• _WRITTEN EXERCISE_
Repeat every line of the data exactly, but not the pictures.

• _EXERCISE MATERIAL_
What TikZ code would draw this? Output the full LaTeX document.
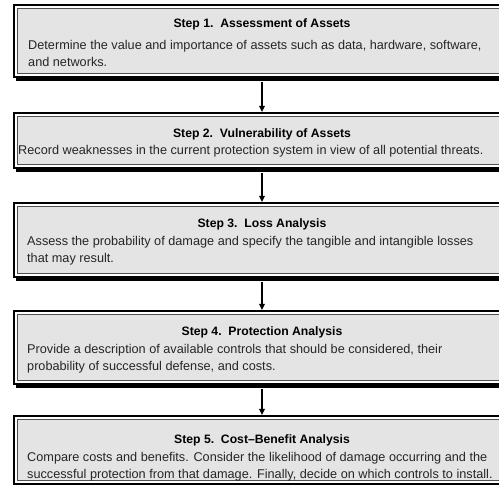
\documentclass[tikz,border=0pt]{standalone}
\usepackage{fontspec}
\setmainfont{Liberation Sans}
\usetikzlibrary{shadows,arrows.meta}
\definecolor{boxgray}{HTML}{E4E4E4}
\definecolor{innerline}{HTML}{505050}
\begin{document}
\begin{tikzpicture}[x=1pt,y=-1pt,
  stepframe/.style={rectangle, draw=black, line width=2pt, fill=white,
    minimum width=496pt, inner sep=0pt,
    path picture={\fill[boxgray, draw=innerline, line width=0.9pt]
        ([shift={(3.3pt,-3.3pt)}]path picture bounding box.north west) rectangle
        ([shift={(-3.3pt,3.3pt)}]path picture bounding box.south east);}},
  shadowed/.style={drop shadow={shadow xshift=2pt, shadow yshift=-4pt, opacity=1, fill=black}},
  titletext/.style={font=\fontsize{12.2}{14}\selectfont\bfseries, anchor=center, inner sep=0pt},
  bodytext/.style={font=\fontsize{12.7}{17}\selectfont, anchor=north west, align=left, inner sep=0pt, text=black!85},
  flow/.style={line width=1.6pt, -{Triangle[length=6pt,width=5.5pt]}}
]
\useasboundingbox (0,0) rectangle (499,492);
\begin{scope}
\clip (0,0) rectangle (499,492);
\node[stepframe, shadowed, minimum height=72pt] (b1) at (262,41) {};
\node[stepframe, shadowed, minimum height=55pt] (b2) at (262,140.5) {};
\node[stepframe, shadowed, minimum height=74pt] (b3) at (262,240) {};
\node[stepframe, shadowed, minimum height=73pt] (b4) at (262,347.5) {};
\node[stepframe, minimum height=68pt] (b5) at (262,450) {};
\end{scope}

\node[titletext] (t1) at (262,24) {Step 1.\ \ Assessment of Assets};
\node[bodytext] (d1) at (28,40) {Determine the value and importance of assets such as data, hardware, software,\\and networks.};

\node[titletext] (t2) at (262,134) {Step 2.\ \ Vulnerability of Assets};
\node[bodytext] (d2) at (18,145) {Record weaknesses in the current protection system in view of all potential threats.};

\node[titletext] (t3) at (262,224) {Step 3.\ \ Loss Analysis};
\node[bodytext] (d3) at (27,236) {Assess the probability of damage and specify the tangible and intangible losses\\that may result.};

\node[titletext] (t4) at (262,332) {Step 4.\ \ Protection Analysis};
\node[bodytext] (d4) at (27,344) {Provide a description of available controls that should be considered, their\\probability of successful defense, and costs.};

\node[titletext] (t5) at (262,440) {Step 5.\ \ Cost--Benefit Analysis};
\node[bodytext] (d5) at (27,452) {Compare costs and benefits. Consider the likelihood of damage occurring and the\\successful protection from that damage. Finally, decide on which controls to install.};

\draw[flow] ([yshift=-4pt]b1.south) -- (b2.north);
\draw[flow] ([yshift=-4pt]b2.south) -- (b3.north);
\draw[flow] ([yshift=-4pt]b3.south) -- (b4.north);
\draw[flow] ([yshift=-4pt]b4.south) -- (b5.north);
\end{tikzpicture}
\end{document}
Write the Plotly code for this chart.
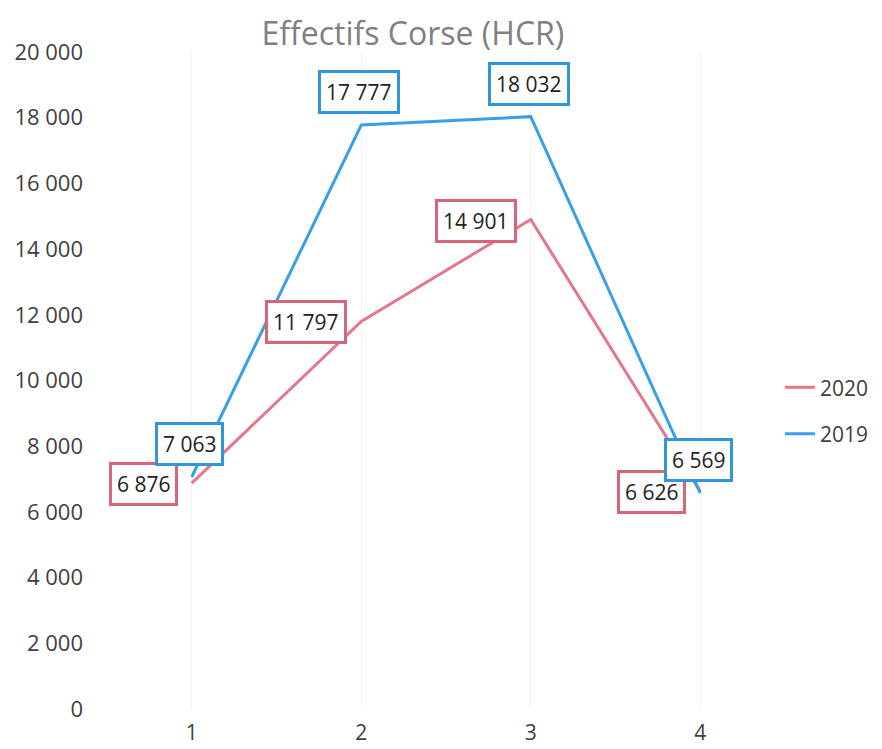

• _ANSWER FOR THIS EXERCISE_
What TikZ code would draw this? Output the full LaTeX document.
\documentclass[tikz,border=0pt]{standalone}
\usepackage{fontspec}
\setmainfont{Liberation Sans}
\usetikzlibrary{shadows,arrows.meta}
\definecolor{boxgray}{HTML}{E4E4E4}
\definecolor{innerline}{HTML}{505050}
\begin{document}
\begin{tikzpicture}[x=1pt,y=-1pt,
  stepframe/.style={rectangle, draw=black, line width=2pt, fill=white,
    minimum width=496pt, inner sep=0pt,
    path picture={\fill[boxgray, draw=innerline, line width=0.9pt]
        ([shift={(3.3pt,-3.3pt)}]path picture bounding box.north west) rectangle
        ([shift={(-3.3pt,3.3pt)}]path picture bounding box.south east);}},
  shadowed/.style={drop shadow={shadow xshift=2pt, shadow yshift=-4pt, opacity=1, fill=black}},
  titletext/.style={font=\fontsize{12.2}{14}\selectfont\bfseries, anchor=center, inner sep=0pt},
  bodytext/.style={font=\fontsize{12.7}{17}\selectfont, anchor=north west, align=left, inner sep=0pt, text=black!85},
  flow/.style={line width=1.6pt, -{Triangle[length=6pt,width=5.5pt]}}
]
\useasboundingbox (0,0) rectangle (499,492);
\begin{scope}
\clip (0,0) rectangle (499,492);
\node[stepframe, shadowed, minimum height=72pt] (b1) at (262,41) {};
\node[stepframe, shadowed, minimum height=55pt] (b2) at (262,140.5) {};
\node[stepframe, shadowed, minimum height=74pt] (b3) at (262,240) {};
\node[stepframe, shadowed, minimum height=73pt] (b4) at (262,347.5) {};
\node[stepframe, minimum height=68pt] (b5) at (262,450) {};
\end{scope}

\node[titletext] (t1) at (262,24) {Step 1.\ \ Assessment of Assets};
\node[bodytext] (d1) at (28,40) {Determine the value and importance of assets such as data, hardware, software,\\and networks.};

\node[titletext] (t2) at (262,134) {Step 2.\ \ Vulnerability of Assets};
\node[bodytext] (d2) at (18,145) {Record weaknesses in the current protection system in view of all potential threats.};

\node[titletext] (t3) at (262,224) {Step 3.\ \ Loss Analysis};
\node[bodytext] (d3) at (27,236) {Assess the probability of damage and specify the tangible and intangible losses\\that may result.};

\node[titletext] (t4) at (262,332) {Step 4.\ \ Protection Analysis};
\node[bodytext] (d4) at (27,344) {Provide a description of available controls that should be considered, their\\probability of successful defense, and costs.};

\node[titletext] (t5) at (262,440) {Step 5.\ \ Cost--Benefit Analysis};
\node[bodytext] (d5) at (27,452) {Compare costs and benefits. Consider the likelihood of damage occurring and the\\successful protection from that damage. Finally, decide on which controls to install.};

\draw[flow] ([yshift=-4pt]b1.south) -- (b2.north);
\draw[flow] ([yshift=-4pt]b2.south) -- (b3.north);
\draw[flow] ([yshift=-4pt]b3.south) -- (b4.north);
\draw[flow] ([yshift=-4pt]b4.south) -- (b5.north);
\end{tikzpicture}
\end{document}
Write the Plotly code for this chart.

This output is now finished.